SHORT TASK: Find and copy lines holding "document".

COLLECTED DATA:
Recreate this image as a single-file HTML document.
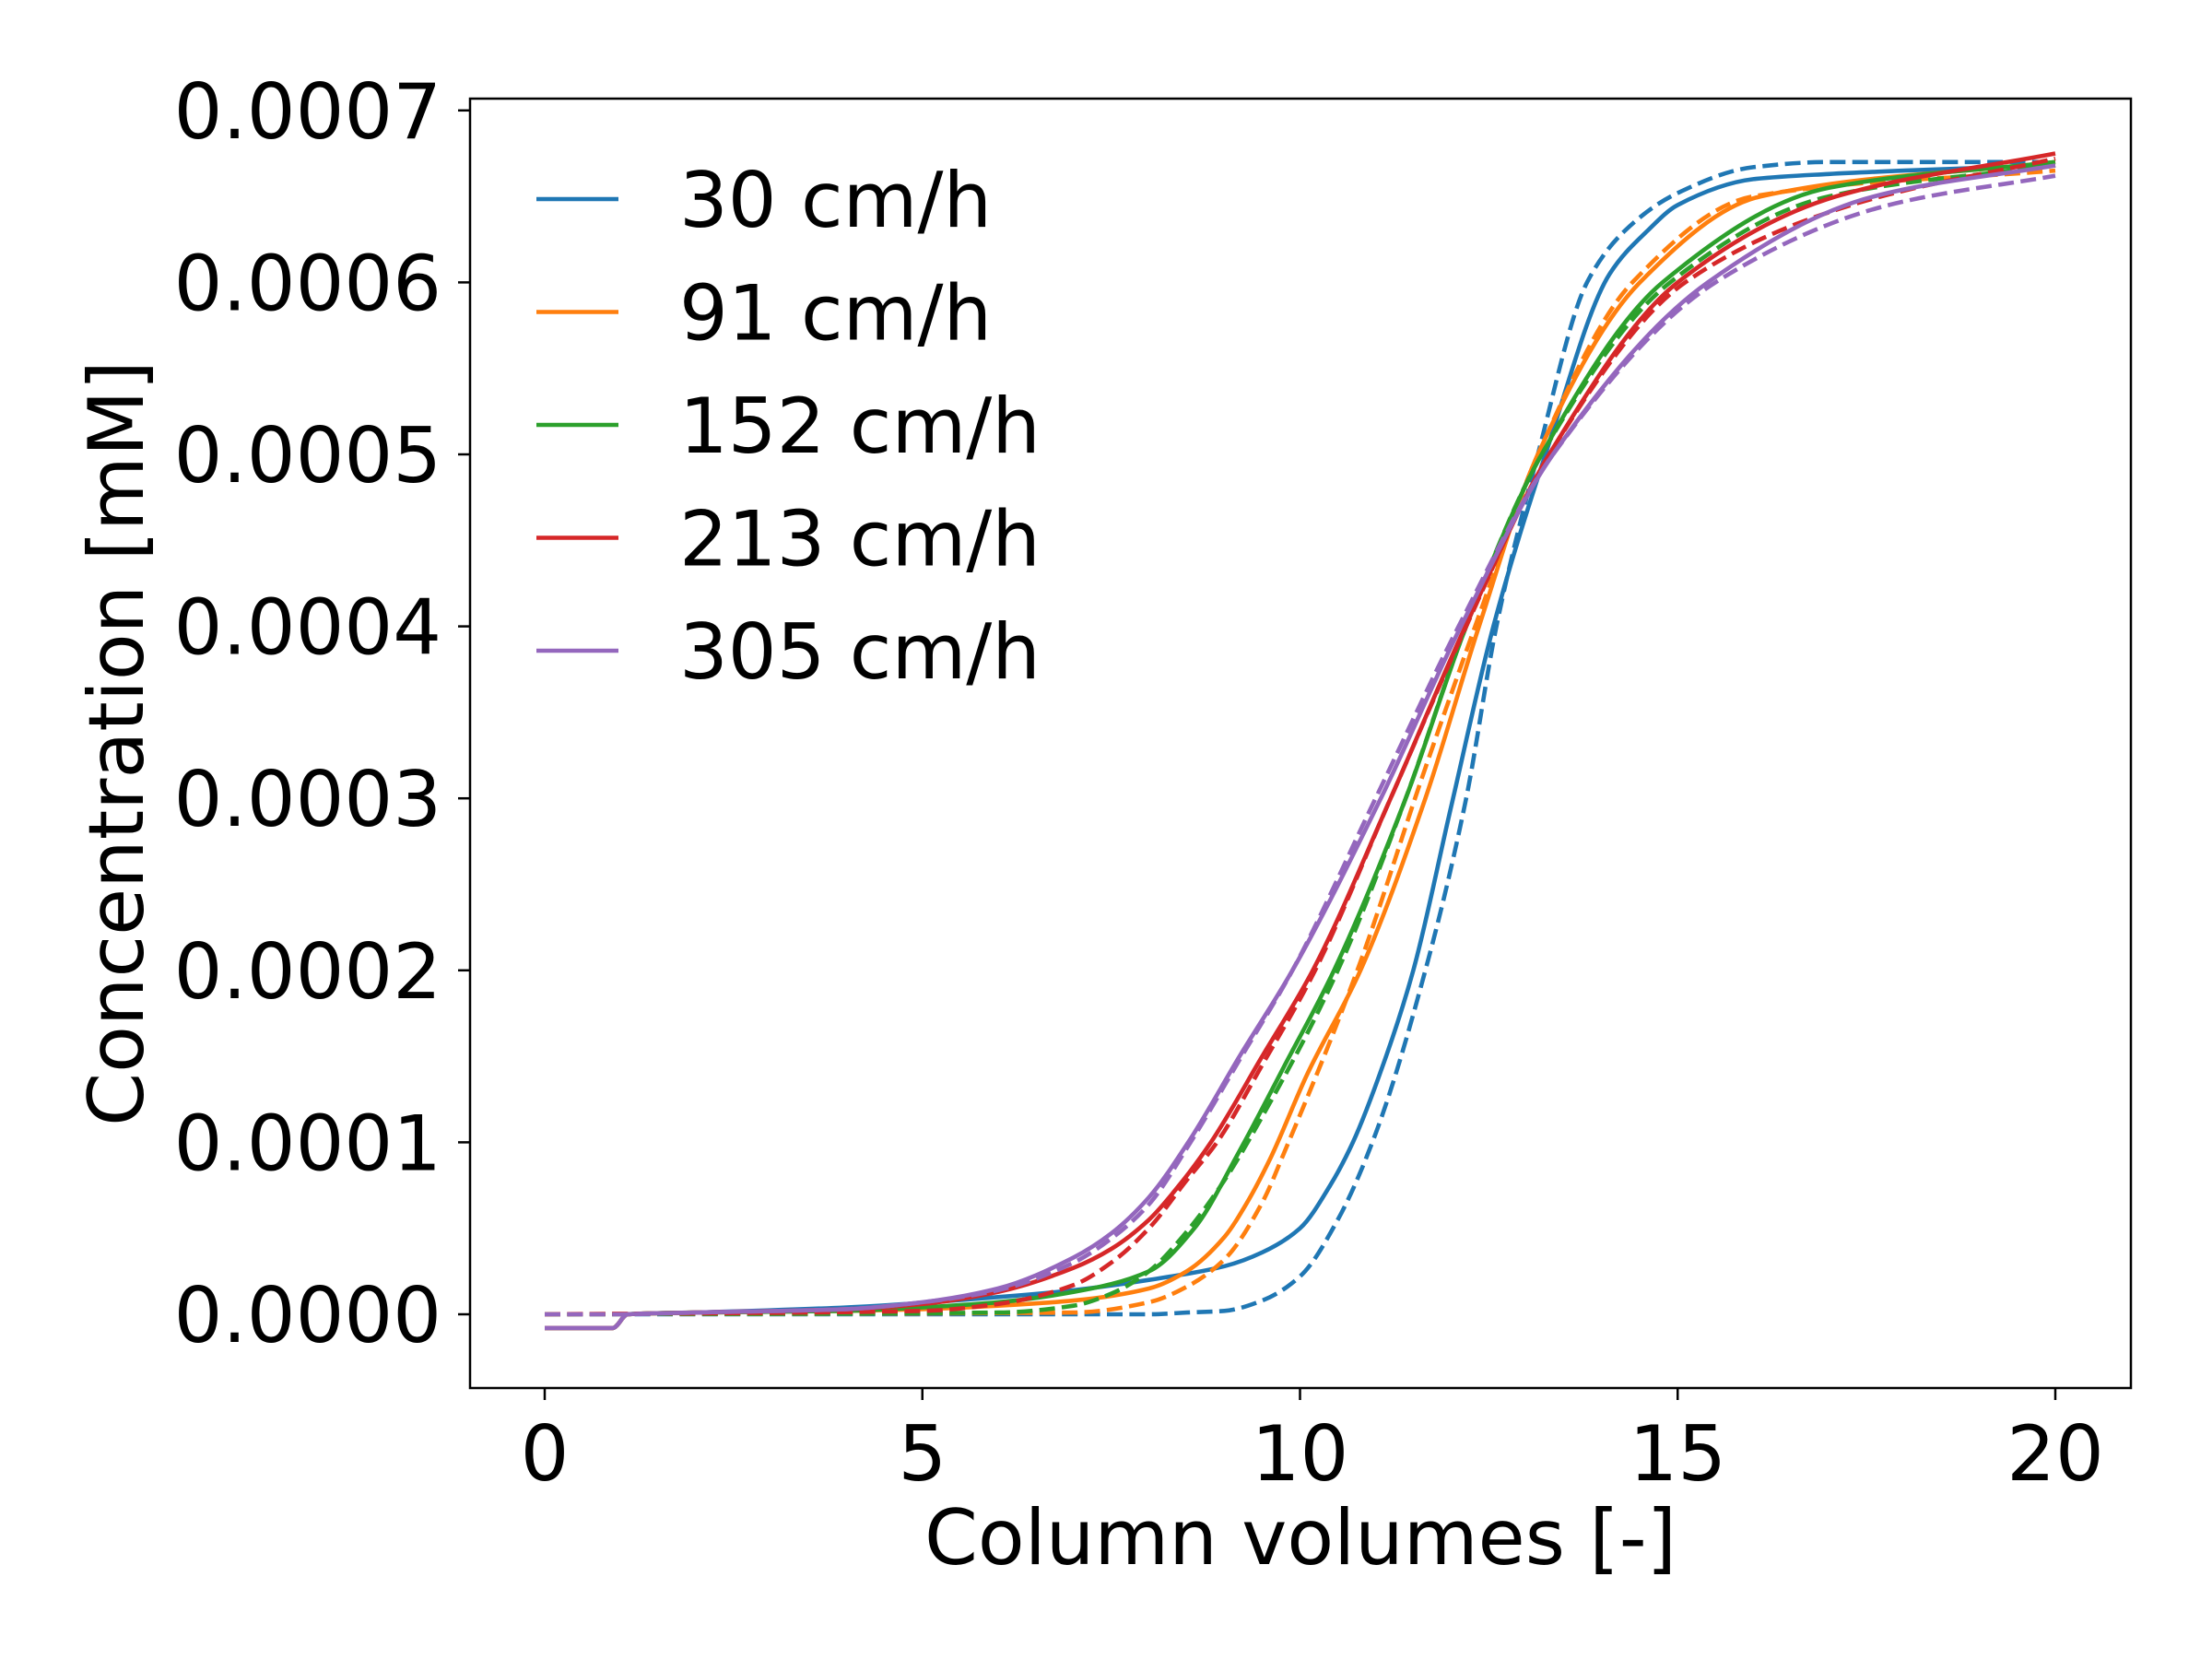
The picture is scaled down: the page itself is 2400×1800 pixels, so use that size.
<!DOCTYPE html>
<html><head><meta charset="utf-8"><style>
html,body{margin:0;padding:0;background:#fff;}
svg{display:block;font-family:"DejaVu Sans","Liberation Sans",sans-serif;}
</style></head><body>
<svg id="chart" width="2400" height="1800" viewBox="0 0 2400 1800" xmlns="http://www.w3.org/2000/svg">
<rect width="2400" height="1800" fill="#fff"/>
<g id="plot"></g>
<g id="axes"></g>
<g id="legend"></g>
</svg>
<script>
const xTicks = [0, 5, 10, 15, 20];
const yTicks = [0, 1, 2, 3, 4, 5, 6, 7];
const yTickLabels = ["0.0000","0.0001","0.0002","0.0003","0.0004","0.0005","0.0006","0.0007"];
const seriesNames = ["30 cm/h","91 cm/h","152 cm/h","213 cm/h","305 cm/h"];
const seriesColors = ["#1f77b4","#ff7f0e","#2ca02c","#d62728","#9467bd"];
// values in units of 1e-4 mM
const blueX = [0,0.9,1.1,2,4,6,7,8,9,9.5,10,10.4,10.7,11.1,11.5,12,12.56,13.25,14.1,14.6,15,16,17,18,20];
const blueY = [-0.08,-0.08,0,0.01,0.04,0.1,0.14,0.2,0.28,0.36,0.5,0.75,1.0,1.45,2.0,2.95,4.0,5.0,6.05,6.3,6.45,6.6,6.63,6.65,6.68];
const blueDX = [0,8,8.5,9,9.5,10,10.5,11,11.66,12.2,12.6,13.15,13.8,14.3,15,16,17,20];
const blueDY = [0,0,0.01,0.02,0.08,0.22,0.55,1.05,2.0,3.0,4.0,5.0,6.0,6.3,6.52,6.67,6.70,6.70];
const orangeX = [0,0.9,1.1,2,4,5,6,7,8,8.5,9,9.3,9.6,10.1,10.8,11.66,12.37,13.15,14.5,16.1,20];
const orangeY = [-0.08,-0.08,0,0.01,0.02,0.03,0.05,0.08,0.15,0.25,0.45,0.65,0.9,1.4,2.0,3.0,4.0,5.0,6.0,6.5,6.7];
const orangeDX = [0,7,8,8.5,9,9.5,9.8,10.8,11.6,12.4,13.15,14.4,16,20];
const orangeDY = [0,0.01,0.07,0.16,0.32,0.65,0.95,2.05,3.1,4.1,5.0,6.0,6.5,6.65];
const greenX = [0,0.9,1.1,2,4,5,6,7,8,8.6,9.2,9.8,10.45,11.4,12.2,13.2,14.8,17,20];
const greenY = [-0.08,-0.08,0,0.01,0.02,0.04,0.07,0.13,0.25,0.5,0.95,1.45,2.0,3.0,4.0,5.0,6.0,6.55,6.7];
const greenDX = [0,6,7,7.5,8,8.5,9,9.5,10.5,11.4,12.2,13.2,14.9,17,20];
const greenDY = [0,0.01,0.05,0.12,0.25,0.48,0.78,1.15,2.0,3.0,4.0,5.0,6.0,6.5,6.68];
const redX = [0,0.9,1.1,2,4,5,6,7,7.5,8,8.4,8.82,9.5,10.17,11.2,12.19,13.3,15.0,17.1,20];
const redY = [-0.08,-0.08,0,0.01,0.03,0.06,0.13,0.27,0.38,0.55,0.75,1.0,1.5,2.0,3.0,4.0,5.0,6.0,6.5,6.75];
const redDX = [0,5,6,7,7.5,8,8.5,8.9,9.5,10.2,11.2,12.2,13.3,15.1,17.3,20];
const redDY = [0,0.02,0.06,0.17,0.3,0.5,0.78,1.0,1.45,2.0,3.0,4.0,5.0,6.0,6.45,6.72];
const purpleX = [0,0.9,1.1,2,4,5,6,7,7.5,8,8.52,9.2,9.9,11.07,12.13,13.35,15.4,17.6,20];
const purpleY = [-0.08,-0.08,0,0.01,0.03,0.07,0.15,0.33,0.47,0.68,1.0,1.5,2.0,3.0,4.0,5.0,6.0,6.5,6.68];
const purpleDX = [0,1,2,4,5,6,7,7.5,8,8.55,9.2,9.9,11.0,12.1,13.35,15.5,17.8,20];
const purpleDY = [0,0,0.01,0.03,0.07,0.14,0.3,0.44,0.64,1.0,1.48,2.0,3.0,4.0,5.0,6.0,6.45,6.62];

const L=510,R=2312,T=107,B=1506;
const X0=591,XS=81.95,Y0=1426,YS=186.6;
function sx(v){return X0+v*XS;}
function sy(v){return Y0-v*YS;}
const NS="http://www.w3.org/2000/svg";
function mk(tag,attrs,parent){const e=document.createElementNS(NS,tag);for(const k in attrs)e.setAttribute(k,attrs[k]);parent.appendChild(e);return e;}
function pathFrom(xs,ys){
  const px=xs.map(sx), py=ys.map(sy), n=px.length;
  const d=[],m=new Array(n);
  for(let i=0;i<n-1;i++) d.push((py[i+1]-py[i])/(px[i+1]-px[i]));
  m[0]=d[0]; m[n-1]=d[n-2];
  for(let i=1;i<n-1;i++){
    if(d[i-1]*d[i]<=0) m[i]=0;
    else { const h0=px[i]-px[i-1],h1=px[i+1]-px[i];
      const w1=2*h1+h0,w2=h1+2*h0; m[i]=(w1+w2)/(w1/d[i-1]+w2/d[i]); }
  }
  let s="M"+px[0].toFixed(1)+","+py[0].toFixed(1);
  for(let i=0;i<n-1;i++){
    const h=(px[i+1]-px[i])/3;
    s+=" C"+(px[i]+h).toFixed(1)+","+(py[i]+m[i]*h).toFixed(1)+" "+(px[i+1]-h).toFixed(1)+","+(py[i+1]-m[i+1]*h).toFixed(1)+" "+px[i+1].toFixed(1)+","+py[i+1].toFixed(1);
  }
  return s;
}
const plot=document.getElementById('plot');
const axes=document.getElementById('axes');
const legend=document.getElementById('legend');
const cp=mk('clipPath',{id:'clip'},plot);mk('rect',{x:L,y:T,width:R-L,height:B-T},cp);
const solids=[[blueX,blueY],[orangeX,orangeY],[greenX,greenY],[redX,redY],[purpleX,purpleY]];
const dashes=[[blueDX,blueDY],[orangeDX,orangeDY],[greenDX,greenDY],[redDX,redDY],[purpleDX,purpleDY]];
const keys=["30","91","152","213","305"];
for(let i=0;i<5;i++){
  const s=mk('path',{d:pathFrom(solids[i][0],solids[i][1]),fill:'none',stroke:seriesColors[i],'stroke-width':4.6,'clip-path':'url(#clip)'},plot);
  
  
  const d=mk('path',{d:pathFrom(dashes[i][0],dashes[i][1]),fill:'none',stroke:seriesColors[i],'stroke-width':4.6,'stroke-dasharray':'17,7.4','clip-path':'url(#clip)'},plot);
  
  
}
const frame=mk('rect',{x:L,y:T,width:R-L,height:B-T,fill:'none',stroke:'#000','stroke-width':2.5},axes);


xTicks.forEach(v=>{
  const x=sx(v);
  const t=mk('line',{x1:x,x2:x,y1:B,y2:B+13,stroke:'#000','stroke-width':2.5},axes);
  
  
  const tx=mk('text',{x:x,y:B+100,'font-size':83,'text-anchor':'middle',fill:'#000'},axes);
  tx.textContent=String(v);
  
  
});
yTicks.forEach((v,i)=>{
  const y=sy(v);
  const t=mk('line',{x1:L-13,x2:L,y1:y,y2:y,stroke:'#000','stroke-width':2.5},axes);
  
  
  const tx=mk('text',{x:L-31,y:y+30,'font-size':83,'text-anchor':'end',fill:'#000'},axes);
  tx.textContent=yTickLabels[i];
  
  
});
const xl=mk('text',{x:(L+R)/2,y:1697,'font-size':83,'text-anchor':'middle',fill:'#000'},axes);
xl.textContent='Column volumes [-]';


const yl=mk('text',{x:0,y:0,'font-size':83,'text-anchor':'middle',fill:'#000',transform:'translate(155,'+((T+B)/2)+') rotate(-90)'},axes);
yl.textContent='Concentration [mM]';


for(let i=0;i<5;i++){
  const y=216+i*122.5;
  const g=mk('g',{},legend);
  
  
  mk('line',{x1:582,x2:671,y1:y,y2:y,stroke:seriesColors[i],'stroke-width':4.6},g);
  const t=mk('text',{x:737,y:y+30,'font-size':83,fill:'#000'},g);
  t.textContent=seriesNames[i];
}
</script>
</body></html>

WRITTEN REPLY:
Recreate this image as a single-file HTML document.
function mk(tag,attrs,parent){const e=document.createElementNS(NS,tag);for(const k in attrs)e.setAttribute(k,attrs[k]);parent.appendChild(e);return e;}
const plot=document.getElementById('plot');
const axes=document.getElementById('axes');
const legend=document.getElementById('legend');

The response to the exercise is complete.